In an effort to attract more English learners to charter schools around the city, the New York City Charter School Center is kicking off a marketing campaign on television and online in multiple languages this week.

“We have to get the word out in every community in as many languages as possible,” said James Merriman, CEO of the New York City Charter School Center.

The Charter Center says that 6.3 percent of charter school students are English language learners, as compared to 15 percent of students in traditional public schools in 2012-13, according to the Independent Budget Office.

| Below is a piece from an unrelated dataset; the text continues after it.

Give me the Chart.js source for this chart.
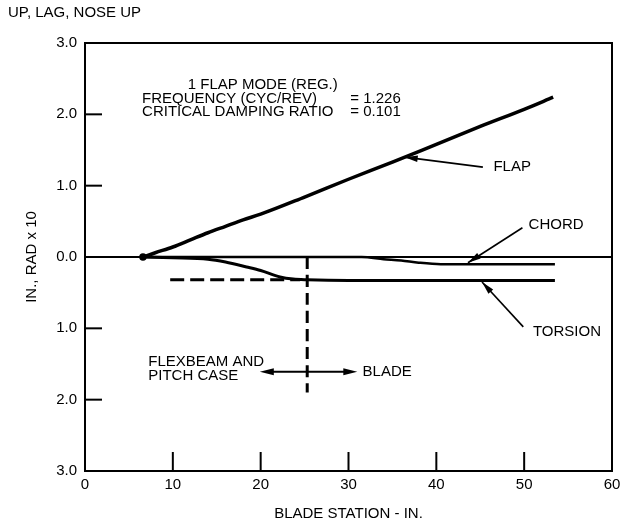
<!DOCTYPE html>
<html>
<head>
<meta charset="utf-8">
<script src="https://cdn.jsdelivr.net/npm/chart.js@4/dist/chart.umd.min.js"></script>
<style>
  html, body { margin:0; padding:0; background:#fff; }
  canvas { display:block; }
</style>
</head>
<body>
<canvas id="chart" width="632" height="526"></canvas>
<script>
// ---- values (x = blade station in., y = in./rad x 10) ----
const flapX    = [6.6, 8, 10, 12, 14, 16, 18, 20, 25, 30, 35, 40, 45, 50, 53.3];
const flapY    = [0, 0.06, 0.14, 0.24, 0.34, 0.43, 0.52, 0.60, 0.84, 1.09, 1.33, 1.58, 1.83, 2.07, 2.24];

const chordX   = [6.6, 20, 31.5, 34, 36, 38, 40.5, 53.5];
const chordY   = [0, 0, 0, -0.03, -0.05, -0.08, -0.10, -0.10];

const torsionX = [6.6, 10, 14, 16, 18.4, 20, 22.2, 23.7, 25.3, 30, 40, 53.5];
const torsionY = [0, -0.01, -0.03, -0.07, -0.14, -0.19, -0.28, -0.31, -0.32, -0.33, -0.33, -0.33];

// dashed guide lines
const dashHX   = [9.7, 24.5];
const dashHY   = [-0.32, -0.32];
const dashVX   = [25.3, 25.3];
const dashVY   = [0, -1.9];

// zero reference line
const zeroX    = [0, 60];
const zeroY    = [0, 0];

// axis ticks
const xTickValues = [0, 10, 20, 30, 40, 50, 60];
const yTickValues = [-3, -2, -1, 0, 1, 2, 3];
const yTickLabels = ["3.0", "2.0", "1.0", "0.0", "1.0", "2.0", "3.0"];

// text + arrows (in data units)
const headerLines = [
  { text: "1 FLAP MODE (REG.)",     x: 11.7, y: 2.41 },
  { text: "FREQUENCY (CYC/REV)",    x: 6.5,  y: 2.22 },
  { text: "= 1.226",                x: 30.2, y: 2.22 },
  { text: "CRITICAL DAMPING RATIO", x: 6.5,  y: 2.03 },
  { text: "= 0.101",                x: 30.2, y: 2.03 }
];
const curveLabels = [
  { text: "FLAP",         x: 46.5, y: 1.26 },
  { text: "CHORD",        x: 50.5, y: 0.45 },
  { text: "TORSION",      x: 51.0, y: -1.05 },
  { text: "FLEXBEAM AND", x: 7.2,  y: -1.47 },
  { text: "PITCH CASE",   x: 7.2,  y: -1.67 },
  { text: "BLADE",        x: 31.6, y: -1.61 }
];
const pointerArrows = [   // tail -> head
  { x1: 45.3, y1: 1.26,  x2: 36.4, y2: 1.40 },
  { x1: 49.8, y1: 0.41,  x2: 43.6, y2: -0.08 },
  { x1: 49.9, y1: -0.98, x2: 45.2, y2: -0.35 }
];
const spanArrow = { x1: 19.9, x2: 31.0, y: -1.61 };

const FONT = "Liberation Sans, Arial, Helvetica, sans-serif";
const INK  = "#000";

const pts = (xs, ys) => xs.map((x, i) => ({ x, y: ys[i] }));

// ---- small drawing helpers ----
function arrowHead(ctx, x1, y1, x2, y2, len, half){
  const a = Math.atan2(y2 - y1, x2 - x1);
  ctx.beginPath();
  ctx.moveTo(x2, y2);
  ctx.lineTo(x2 - len*Math.cos(a) + half*Math.sin(a), y2 - len*Math.sin(a) - half*Math.cos(a));
  ctx.lineTo(x2 - len*Math.cos(a) - half*Math.sin(a), y2 - len*Math.sin(a) + half*Math.cos(a));
  ctx.closePath();
  ctx.fill();
}

// frame, inward ticks, labels and arrows
const decorPlugin = {
  id: "decor",
  afterDatasetsDraw(chart){
    const { ctx, chartArea: a, scales: { x, y } } = chart;
    ctx.save();
    ctx.strokeStyle = INK; ctx.fillStyle = INK;

    // box round the plot
    ctx.lineWidth = 2;
    ctx.strokeRect(a.left, a.top, a.right - a.left, a.bottom - a.top);

    // tick marks pointing inward
    yTickValues.slice(1, -1).forEach(v => {
      const py = y.getPixelForValue(v);
      ctx.beginPath(); ctx.moveTo(a.left, py); ctx.lineTo(a.left + 17, py); ctx.stroke();
    });
    xTickValues.slice(1, -1).forEach(v => {
      const px = x.getPixelForValue(v);
      ctx.beginPath(); ctx.moveTo(px, a.bottom); ctx.lineTo(px, a.bottom - 19); ctx.stroke();
    });

    // text
    ctx.font = "15px " + FONT;
    ctx.textBaseline = "middle";
    ctx.textAlign = "left";
    [...headerLines, ...curveLabels].forEach(t => {
      ctx.fillText(t.text, x.getPixelForValue(t.x), y.getPixelForValue(t.y));
    });
    ctx.fillText("UP, LAG, NOSE UP", 8, 13);

    // pointer arrows
    ctx.lineWidth = 1.6;
    pointerArrows.forEach(p => {
      const x1 = x.getPixelForValue(p.x1), y1 = y.getPixelForValue(p.y1);
      const x2 = x.getPixelForValue(p.x2), y2 = y.getPixelForValue(p.y2);
      ctx.beginPath(); ctx.moveTo(x1, y1); ctx.lineTo(x2, y2); ctx.stroke();
      arrowHead(ctx, x1, y1, x2, y2, 13, 3.2);
    });

    // double arrow across the flexbeam / blade joint
    const sx1 = x.getPixelForValue(spanArrow.x1), sx2 = x.getPixelForValue(spanArrow.x2);
    const sy  = y.getPixelForValue(spanArrow.y);
    ctx.lineWidth = 2;
    ctx.beginPath(); ctx.moveTo(sx1 + 8, sy); ctx.lineTo(sx2 - 8, sy); ctx.stroke();
    arrowHead(ctx, sx2, sy, sx1, sy, 14, 3.5);
    arrowHead(ctx, sx1, sy, sx2, sy, 14, 3.5);

    ctx.restore();
  }
};

const line = (label, xs, ys, width, extra) => Object.assign({
  label, data: pts(xs, ys), showLine: true, borderColor: INK, backgroundColor: INK,
  borderWidth: width, pointRadius: 0, fill: false, cubicInterpolationMode: "monotone"
}, extra || {});

new Chart(document.getElementById("chart"), {
  type: "scatter",
  data: {
    datasets: [
      line("zero",    zeroX,    zeroY,    2),
      line("flap",    flapX,    flapY,    3.5, { pointRadius: c => c.dataIndex === 0 ? 2 : 0 }),
      line("chord",   chordX,   chordY,   2.5),
      line("torsion", torsionX, torsionY, 3),
      line("dashH",   dashHX,   dashHY,   3, { borderDash: [14, 6] }),
      line("dashV",   dashVX,   dashVY,   3, { borderDash: [12, 6] })
    ]
  },
  options: {
    responsive: false,
    animation: false,
    devicePixelRatio: 1,
    layout: { padding: { top: 43, right: 20, left: 0, bottom: 0 } },
    plugins: { legend: { display: false }, tooltip: { enabled: false } },
    scales: {
      x: {
        type: "linear", min: 0, max: 60,
        afterFit: s => { s.height = 55; },
        grid: { display: false, drawTicks: false },
        border: { display: false },
        ticks: { stepSize: 10, padding: 5, color: INK, font: { family: FONT, size: 15 } },
        title: { display: true, text: "BLADE STATION - IN.", color: INK,
                 font: { family: FONT, size: 15 }, padding: { top: 0, bottom: 3 } }
      },
      y: {
        type: "linear", min: -3, max: 3,
        afterFit: s => { s.width = 85; },
        grid: { display: false, drawTicks: false },
        border: { display: false },
        ticks: { stepSize: 1, padding: 8, color: INK, font: { family: FONT, size: 15 },
                 callback: v => yTickLabels[yTickValues.indexOf(v)] ?? "" },
        title: { display: true, text: "IN., RAD x 10", color: INK,
                 font: { family: FONT, size: 15 }, padding: { top: 23, bottom: 0 } }
      }
    }
  },
  plugins: [decorPlugin]
});
</script>
</body>
</html>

The marketing effort comes on the heels of a study showing that enrollment of English language learners still lags behind traditional public schools. The study, from the Manhattan Institute, attributed that gap to fewer students who don’t speak English enrolling in charter schools in kindergarten, rather than to charter schools “pushing out” English-learner students.

Charter schools have long faced criticism for serving lower proportions of special-needs students and English language learners. Meanwhile, the de Blasio administration and officials at SUNY, a charter authorizer, have both said they want to see charter schools make efforts to serve more high-needs students. Dozens of charter schools are also set to open in the city over the next two years, and Mayor Bill de Blasio said charter schools would need to be “inclusive” of special-education students and English language learners to co-locate in district buildings at a press conference last month.

Schools Chancellor Carmen Fariña has also been focusing attention on English learners and their families. She hired Milady Baez to run the office of English Language Learners. Last month, she touted the value of bilingualism with the visiting Queen of Spain. And in meetings and discussions about parent engagement, Fariña has frequently encouraged to include families and parents who do not speak English themselves.

As part of the marketing campaign, advertisements will run in Spanish- and Mandarin-language outlets. The Charter Center said it has also hired a dedicated staffer, Melissa Katz, to help schools attract non-English speakers.